The world’s largest accountancy body, ACCA (the Association of Chartered Certified Accountants) has warned that urgent up-skilling in financial management across Whitehall was needed if the civil service was going to make long-term savings and improved service delivery.
ACCA says that while there is strong expertise in the finance function of the UK’s public sector, there is a need for Whitehall to invest in skills development in areas such as data analysis, procurement, project as well as financial management if savings in government are going to be made over the long term.
Gillian Fawcett, head of public sector at ACCA, said: “Spending cuts and the need to make savings in central government and other public sector bodies is set to increase in the coming years, so it is vital that there are improvements in public financial management for the taxpayer. There has been much trumpeting of the Treasury’s decision to appoint Whitehall’s first chief financial officer earlier this year, but a more root and branch reform of the public sector’s finance function is needed to garner genuine change. Like the private sector, public sector finance professionals need to see the bigger picture to be more effective, which is why skills linked to data analysis and procurement, as just two examples, are more relevant now than historically.

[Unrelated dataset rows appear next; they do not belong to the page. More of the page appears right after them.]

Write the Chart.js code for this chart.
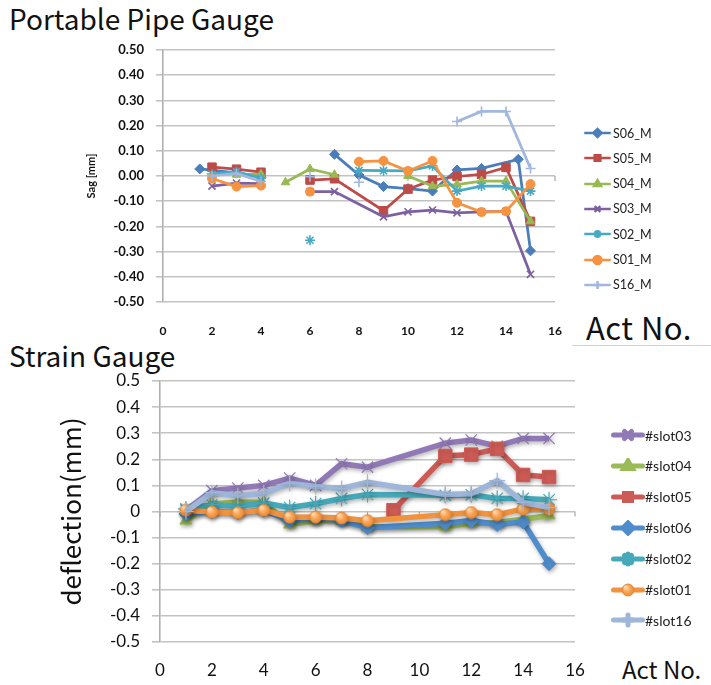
<!DOCTYPE html>
<html>
<head>
<meta charset="utf-8">
<script src="https://cdn.jsdelivr.net/npm/chart.js@4.4.0/dist/chart.umd.min.js"></script>
<style>
  body { margin: 0; background: #fff; width: 711px; height: 685px; overflow: hidden; position: relative; }
  .heading { position: absolute; font-family: "Noto Sans CJK JP", "Noto Sans", sans-serif; color: #111; white-space: nowrap; line-height: 1; }
  .box { position: absolute; left: 0; }
  .legend-item { position: absolute; display: flex; align-items: center; white-space: nowrap; font-family: Lato, "Liberation Sans", sans-serif; color: #222; }
  .legend-item canvas { display: block; }
  .rule { position: absolute; left: 572px; top: 345px; width: 139px; height: 1px; background: #d4d4d4; }
</style>
</head>
<body>
<div class="heading" style="left:9px;top:4px;font-size:28px;">Portable Pipe Gauge</div>
<div class="heading" style="left:586px;top:311px;font-size:31px;letter-spacing:0.5px;">Act No.</div>
<div class="rule"></div>
<div class="heading" style="left:9px;top:341px;font-size:28px;">Strain Gauge</div>
<div class="heading" style="left:622px;top:657px;font-size:24px;">Act No.</div>

<div class="box" style="top:0;"><canvas id="pipe" width="711" height="345"></canvas></div>
<div class="box" style="top:345px;"><canvas id="strain" width="711" height="340"></canvas></div>
<div id="pipeLegend"></div>
<div id="strainLegend"></div>

<script>
// portable pipe gauge sag [mm] by act number; null leaves a gap in the line
const s06M = [[1.5, 0.028], [3, 0.012], [4, -0.005], [5, null], [7, 0.086], [8, 0.004], [9, -0.042], [10, -0.05], [11, -0.06], [12, 0.024], [13, 0.03], [14.5, 0.066], [15, -0.297]];
const s05M = [[2, 0.035], [3, 0.027], [4, 0.015], [5, null], [6, -0.016], [7, -0.011], [9, -0.138], [10, -0.052], [11, -0.016], [12, -0.002], [13, 0.006], [14, 0.034], [15, -0.18]];
const s04M = [[3, 0.005], [4, 0.007], [4.5, null], [5, -0.025], [6, 0.028], [7, 0.005], [8, null], [10, 0.0], [11, -0.04], [12, -0.034], [13, -0.02], [14, -0.02], [15, -0.18]];
const s03M = [[2, -0.04], [3, -0.028], [4, -0.03], [5, null], [6, -0.062], [7, -0.062], [9, -0.162], [10, -0.142], [11, -0.135], [12, -0.146], [13, -0.142], [14, -0.14], [15, -0.39]];
const s02M = [[2, 0.008], [3, 0.017], [4, -0.008], [5, null], [6, -0.255], [7, null], [8, 0.022], [9, 0.021], [10, 0.02], [11, 0.04], [12, -0.06], [13, -0.04], [14, -0.04], [15, -0.06]];
const s01M = [[2, -0.01], [3, -0.042], [4, -0.038], [5, null], [6, -0.062], [7, null], [8, 0.057], [9, 0.06], [10, 0.02], [11, 0.06], [12, -0.106], [13, -0.143], [14, -0.14], [15, -0.032]];
const s16M = [[2, 0.0], [3, 0.01], [4, -0.022], [5, null], [6, -0.003], [7, null], [8, -0.025], [10, null], [12, 0.216], [13, 0.256], [14, 0.256], [15, 0.03]];

const pipeNames = ['S06_M', 'S05_M', 'S04_M', 'S03_M', 'S02_M', 'S01_M', 'S16_M'];
const pipeSeries = [s06M, s05M, s04M, s03M, s02M, s01M, s16M];

// strain gauge deflection (mm) by act number
const slot03 = [[1, 0.005], [2, 0.08], [3, 0.09], [4, 0.1], [5, 0.128], [6, 0.1], [7, 0.183], [8, 0.17], [11, 0.262], [12, 0.274], [13, 0.25], [14, 0.28], [15, 0.28]];
const slot04 = [[1, -0.035], [2, 0.03], [3, 0.035], [4, 0.035], [5, -0.05], [6, -0.035], [7, -0.035], [8, -0.058], [11, -0.058], [12, -0.045], [13, -0.042], [14, -0.03], [15, -0.015]];
const slot05 = [[9, 0.005], [11, 0.213], [12, 0.218], [13, 0.24], [14, 0.14], [15, 0.132]];
const slot06 = [[1, -0.01], [2, 0.0], [3, -0.005], [4, 0.005], [5, -0.035], [6, -0.025], [7, -0.035], [8, -0.062], [11, -0.045], [12, -0.035], [13, -0.05], [14, -0.04], [15, -0.2]];
const slot02 = [[1, 0.01], [2, 0.026], [3, 0.02], [4, 0.032], [5, 0.015], [6, 0.03], [7, 0.05], [8, 0.065], [11, 0.062], [12, 0.064], [13, 0.05], [14, 0.05], [15, 0.045]];
const slot01 = [[1, 0.005], [2, -0.002], [3, -0.005], [4, 0.005], [5, -0.022], [6, -0.021], [7, -0.025], [8, -0.035], [11, -0.012], [12, -0.004], [13, -0.012], [14, 0.01], [15, 0.01]];
const slot16 = [[1, 0.0], [2, 0.072], [3, 0.06], [4, 0.07], [5, 0.108], [6, 0.096], [7, 0.088], [8, 0.112], [11, 0.065], [12, 0.068], [13, 0.118], [14, 0.035], [15, 0.015]];

const strainNames = ['#slot03', '#slot04', '#slot05', '#slot06', '#slot02', '#slot01', '#slot16'];
const strainSeries = [slot03, slot04, slot05, slot06, slot02, slot01, slot16];

const actTicks = [0, 2, 4, 6, 8, 10, 12, 14, 16];

const tickFont = 'Lato, "Liberation Sans", sans-serif';

// shaded orange ball used as the #slot01 marker
function ball(r) {
  const c = document.createElement('canvas');
  c.width = c.height = 2 * r + 2;
  const g = c.getContext('2d');
  const grad = g.createRadialGradient(r - r * 0.25, r - r * 0.35, 1, r + 1, r + 1, r);
  grad.addColorStop(0, '#fdd7ad');
  grad.addColorStop(0.55, '#f8a352');
  grad.addColorStop(1, '#ec8a33');
  g.fillStyle = grad;
  g.beginPath();
  g.arc(r + 1, r + 1, r, 0, Math.PI * 2);
  g.fill();
  g.strokeStyle = '#e6893a';
  g.lineWidth = 1;
  g.stroke();
  return c;
}

const pipeStyle = [
  { color: '#4a7ebb', point: 'rectRot', r: 5 },
  { color: '#be4b48', point: 'rect', r: 6 },
  { color: '#98b954', point: 'triangle', r: 5 },
  { color: '#7d60a0', point: 'crossRot', r: 5 },
  { color: '#46aac5', point: 'star', r: 5 },
  { color: '#f69240', point: 'circle', r: 4.5 },
  { color: '#a2b7de', point: 'cross', r: 5 }
];

const strainStyle = [
  { color: '#9079b6', point: 'crossRot', r: 8 },
  { color: '#9bbb59', point: 'triangle', r: 7 },
  { color: '#cd5b55', point: 'rect', r: 9.5 },
  { color: '#4f8ccb', point: 'rectRot', r: 7 },
  { color: '#45a9b9', point: 'star', r: 8 },
  { color: '#f0923e', point: ball(6), r: 6 },
  { color: '#9eb6d9', point: 'cross', r: 8 }
];

// little tick marks hanging under the zero line, every 2 acts
const zeroTicks = {
  id: 'zeroTicks',
  beforeDatasetsDraw(chart, args, opts) {
    const { ctx, scales: { x, y } } = chart;
    const y0 = y.getPixelForValue(0);
    ctx.save();
    ctx.strokeStyle = '#a8a8a8';
    ctx.lineWidth = 1.2;
    actTicks.forEach(v => {
      const px = x.getPixelForValue(v);
      ctx.beginPath();
      ctx.moveTo(px, y0);
      ctx.lineTo(px, y0 + opts.len);
      ctx.stroke();
    });
    ctx.restore();
  }
};

// soft drop shadow under the strain gauge lines
const lineShadow = {
  id: 'lineShadow',
  beforeDatasetDraw(chart) {
    const c = chart.ctx;
    c.save();
    c.shadowColor = 'rgba(0,0,0,0.3)';
    c.shadowBlur = 4;
    c.shadowOffsetX = 1;
    c.shadowOffsetY = 2;
  },
  afterDatasetDraw(chart) {
    chart.ctx.restore();
  }
};

function makeDatasets(names, series, style, lineWidth, markBorder) {
  return names.map((name, i) => ({
    label: name,
    data: series[i].map(([x, y]) => ({ x, y })),
    borderColor: style[i].color,
    backgroundColor: style[i].color,
    borderWidth: lineWidth,
    pointStyle: style[i].point,
    pointRadius: style[i].r,
    pointBorderColor: style[i].color,
    pointBackgroundColor: style[i].color,
    pointBorderWidth: ['crossRot', 'cross', 'star'].includes(style[i].point) ? markBorder : 1,
    tension: 0,
    spanGaps: false,
    order: names.length - i
  }));
}

function makeChart(id, cfg) {
  return new Chart(document.getElementById(id), {
    type: 'line',
    data: { datasets: cfg.datasets },
    options: {
      responsive: false,
      animation: false,
      devicePixelRatio: 1,
      layout: { padding: cfg.padding },
      plugins: {
        legend: { display: false },
        tooltip: { enabled: false },
        zeroTicks: { len: 5 }
      },
      scales: {
        x: {
          type: 'linear',
          min: 0,
          max: 16,
          afterBuildTicks: s => { s.ticks = actTicks.map(v => ({ value: v })); },
          grid: { display: false },
          border: { display: false },
          ticks: { padding: cfg.xPad, color: '#111', font: { family: tickFont, size: cfg.xSize, weight: cfg.xWeight } },
          afterFit: s => { s.height = cfg.xHeight; }
        },
        y: {
          min: -0.5,
          max: 0.5,
          ticks: {
            stepSize: 0.1,
            padding: cfg.yPad,
            color: '#111',
            font: { family: tickFont, size: cfg.ySize, weight: cfg.yWeight },
            callback: cfg.yFormat
          },
          grid: { color: '#c3c3c3', lineWidth: 1.6, tickLength: cfg.tickLen },
          border: { color: '#b0b0b0', width: 1.6 },
          title: {
            display: true,
            text: cfg.yTitle,
            color: '#111',
            padding: { top: cfg.titlePad, bottom: 0 },
            font: { family: cfg.titleFont, size: cfg.titleSize, weight: cfg.titleWeight }
          },
          afterFit: s => { s.width = cfg.yWidth; }
        }
      }
    },
    plugins: cfg.plugins
  });
}

makeChart('pipe', {
  datasets: makeDatasets(pipeNames, pipeSeries, pipeStyle, 2.75, 1.6),
  padding: { top: 50, right: 156, left: 0, bottom: 0 },
  xPad: 14, xSize: 12, xWeight: 'bold', xHeight: 43,
  yPad: 12, ySize: 13, yWeight: 'bold', tickLen: 7, yWidth: 163,
  yFormat: v => v.toFixed(2),
  yTitle: 'Sag [mm]', titlePad: 85, titleFont: tickFont, titleSize: 11, titleWeight: 'bold',
  plugins: [zeroTicks]
});

makeChart('strain', {
  datasets: makeDatasets(strainNames, strainSeries, strainStyle, 5.5, 1.2),
  padding: { top: 36, right: 136, left: 0, bottom: 0 },
  xPad: 10, xSize: 17, xWeight: 'normal', xHeight: 43,
  yPad: 12, ySize: 17, yWeight: 'normal', tickLen: 8, yWidth: 160,
  yFormat: v => (Math.abs(v) < 1e-9 ? '0' : String(Math.round(v * 10) / 10)),
  yTitle: 'deflection(mm)', titlePad: 56, titleFont: '"Noto Sans CJK JP", "Noto Sans", sans-serif', titleSize: 26, titleWeight: 'normal',
  plugins: [zeroTicks, lineShadow]
});

// legends: a short line with the series marker, then the name
function buildLegend(holder, names, style, o) {
  const el = document.getElementById(holder);
  names.forEach((name, i) => {
    const item = document.createElement('div');
    item.className = 'legend-item';
    item.style.left = o.left + 'px';
    item.style.top = (o.top + i * o.step - o.h / 2) + 'px';
    item.style.fontSize = o.fontSize + 'px';
    item.style.height = o.h + 'px';
    const c = document.createElement('canvas');
    c.width = o.w;
    c.height = o.h;
    const g = c.getContext('2d');
    g.strokeStyle = style[i].color;
    g.lineWidth = o.lw;
    g.lineCap = o.cap;
    g.beginPath();
    g.moveTo(o.lw / 2, o.h / 2);
    g.lineTo(o.w - o.lw / 2, o.h / 2);
    g.stroke();
    g.fillStyle = style[i].color;
    g.strokeStyle = style[i].color;
    Chart.helpers.drawPoint(g, {
      pointStyle: style[i].point,
      radius: o.r,
      rotation: 0,
      borderWidth: ['crossRot', 'cross', 'star'].includes(style[i].point) ? 1.2 : 1
    }, o.w / 2, o.h / 2);
    const t = document.createElement('span');
    t.textContent = name;
    t.style.marginLeft = o.gap + 'px';
    item.appendChild(c);
    item.appendChild(t);
    el.appendChild(item);
  });
}

buildLegend('pipeLegend', pipeNames, pipeStyle, { left: 583, top: 133, step: 25.3, w: 29, h: 14, lw: 2.5, r: 4, cap: 'butt', fontSize: 12.5, gap: 1 });
buildLegend('strainLegend', strainNames, strainStyle, { left: 611, top: 435, step: 30.9, w: 34, h: 16, lw: 5, r: 5, cap: 'round', fontSize: 14, gap: 0 });
</script>
</body>
</html>
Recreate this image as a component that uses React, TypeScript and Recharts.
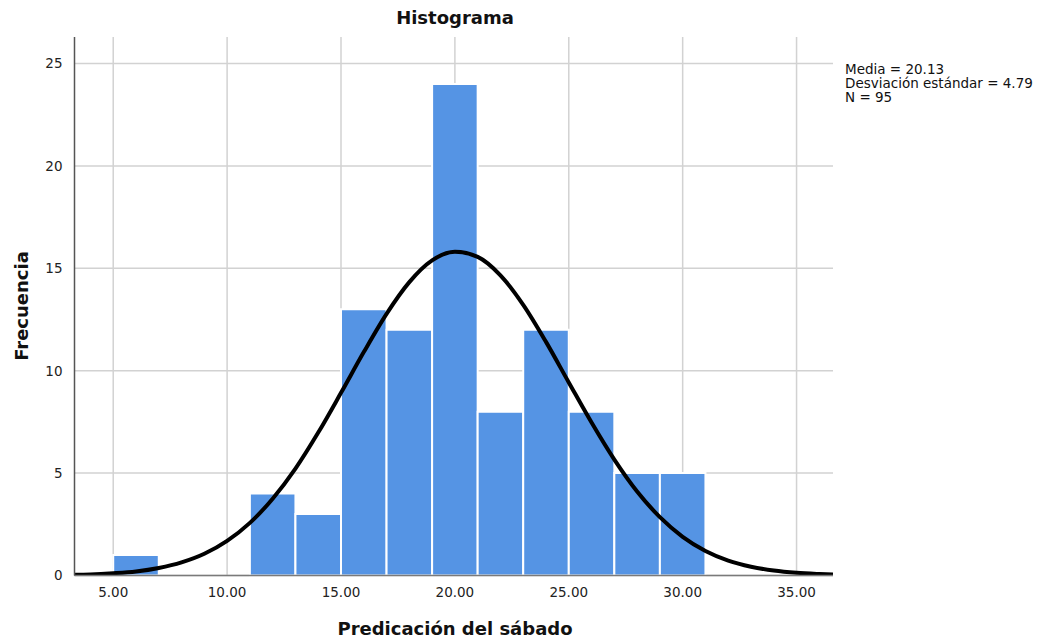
import React from 'react';
import { ComposedChart, XAxis, YAxis, CartesianGrid, Line, ReferenceArea } from 'recharts';

const binLower = [5, 7, 9, 11, 13, 15, 17, 19, 21, 23, 25, 27, 29];
const binUpper = [7, 9, 11, 13, 15, 17, 19, 21, 23, 25, 27, 29, 31];
const binCounts = [1, 0, 0, 4, 3, 13, 12, 24, 8, 12, 8, 5, 5];

const curveX = [3, 4, 5, 6, 7, 8, 9, 10, 11, 12, 13, 14, 15, 16, 17, 18, 19, 20, 21, 22, 23, 24, 25, 26, 27, 28, 29, 30, 31, 32, 33, 34, 35, 36, 37];
const curveY = [0.03, 0.05, 0.11, 0.2, 0.37, 0.64, 1.06, 1.69, 2.57, 3.75, 5.22, 6.98, 8.92, 10.91, 12.78, 14.33, 15.39, 15.81, 15.56, 14.66, 13.22, 11.41, 9.43, 7.47, 5.66, 4.1, 2.85, 1.89, 1.2, 0.73, 0.43, 0.24, 0.13, 0.07, 0.03];

const xTicks = [5, 10, 15, 20, 25, 30, 35];
const yTicks = [0, 5, 10, 15, 20, 25];

const titleText = 'Histograma';
const xLabel = 'Predicación del sábado';
const yLabel = 'Frecuencia';
const statsLines = ['Media = 20.13', 'Desviación estándar = 4.79', 'N = 95'];

const curveData = curveX.map((x, i) => ({ x, y: curveY[i] }));
const bins = binLower.map((lo, i) => ({ lo, hi: binUpper[i], count: binCounts[i] })).filter(b => b.count > 0);

const FONT = '"DejaVu Sans", sans-serif';

export default function App() {
  return (
    <div style={{ position: 'absolute', left: 0, top: 0, width: 1045, height: 641, background: '#fff', fontFamily: FONT }}>
      <ComposedChart
        width={1045}
        height={641}
        data={curveData}
        margin={{ top: 37, right: 212, bottom: 35.5, left: 14.5 }}
      >
        <CartesianGrid
          stroke="#d2d2d2"
          strokeWidth={1.5}
          horizontalValues={yTicks}
          verticalValues={xTicks}
        />
        <XAxis
          type="number"
          dataKey="x"
          domain={[3.3, 36.6]}
          allowDataOverflow
          ticks={xTicks}
          tickFormatter={(v: number) => v.toFixed(2)}
          tickLine={false}
          axisLine={{ stroke: '#7a7a7a', strokeWidth: 1.5 }}
          height={30}
          tickMargin={6}
          tick={{ fill: '#222', fontSize: 13.5, fontFamily: FONT }}
        />
        <YAxis
          type="number"
          domain={[0, 26.3]}
          allowDataOverflow
          ticks={yTicks}
          tickLine={false}
          axisLine={{ stroke: '#555', strokeWidth: 1.5 }}
          width={60}
          tickMargin={6}
          tick={{ fill: '#222', fontSize: 13.5, fontFamily: FONT }}
        />
        {bins.map((b, i) => (
          <ReferenceArea
            key={i}
            x1={b.lo}
            x2={b.hi}
            y1={0}
            y2={b.count}
            fill="#5594e4"
            fillOpacity={1}
            stroke="#ffffff"
            strokeWidth={2}
          />
        ))}
        <Line
          data={curveData}
          dataKey="y"
          type="monotone"
          stroke="#000"
          strokeWidth={4}
          dot={false}
          activeDot={false}
          isAnimationActive={false}
        />
      </ComposedChart>
      <div style={{ position: 'absolute', left: 0, width: 910, top: 7, textAlign: 'center', fontWeight: 'bold', fontSize: 18, color: '#111' }}>{titleText}</div>
      <div style={{ position: 'absolute', left: 0, width: 910, top: 618, textAlign: 'center', fontWeight: 'bold', fontSize: 18, color: '#111' }}>{xLabel}</div>
      <div style={{ position: 'absolute', left: 21, top: 306, width: 0, height: 0 }}>
        <div style={{ position: 'absolute', transform: 'translate(-50%, -50%) rotate(-90deg)', whiteSpace: 'nowrap', fontWeight: 'bold', fontSize: 18, color: '#111' }}>{yLabel}</div>
      </div>
      <div style={{ position: 'absolute', left: 845, top: 62, fontSize: 13.5, lineHeight: '14px', color: '#111' }}>
        {statsLines.map((s, i) => (
          <div key={i}>{s}</div>
        ))}
      </div>
    </div>
  );
}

“There has been some recognition in Whitehall that there is a need to up-skill but there is a failure to acknowledge the biggest obstacle – building an effective finance profession in central government which is perceived positively and valued by their colleagues in an organisation which is largely made up of generalists. We believe that a culture change is necessary whereby economists and generalists value the potential contribution that financial management can make to government decision-making.”
ACCA points that a running theme that continues to crop up within the public sector is that the trend of the civil service finance professionals in government either leaving or changing roles could be hindering good governance and is in urgent need of attention.
Fawcett said: “The revolving door nature of the senior service is well-known, but it poses significant problems when it comes to delivery of good governance and corporate memory. It inhibits the ability to learn from mistakes and stifles the dissemination of best practice. This is also not helped by the skills gaps relating to procurement, project and financial management that still persist across Whitehall.”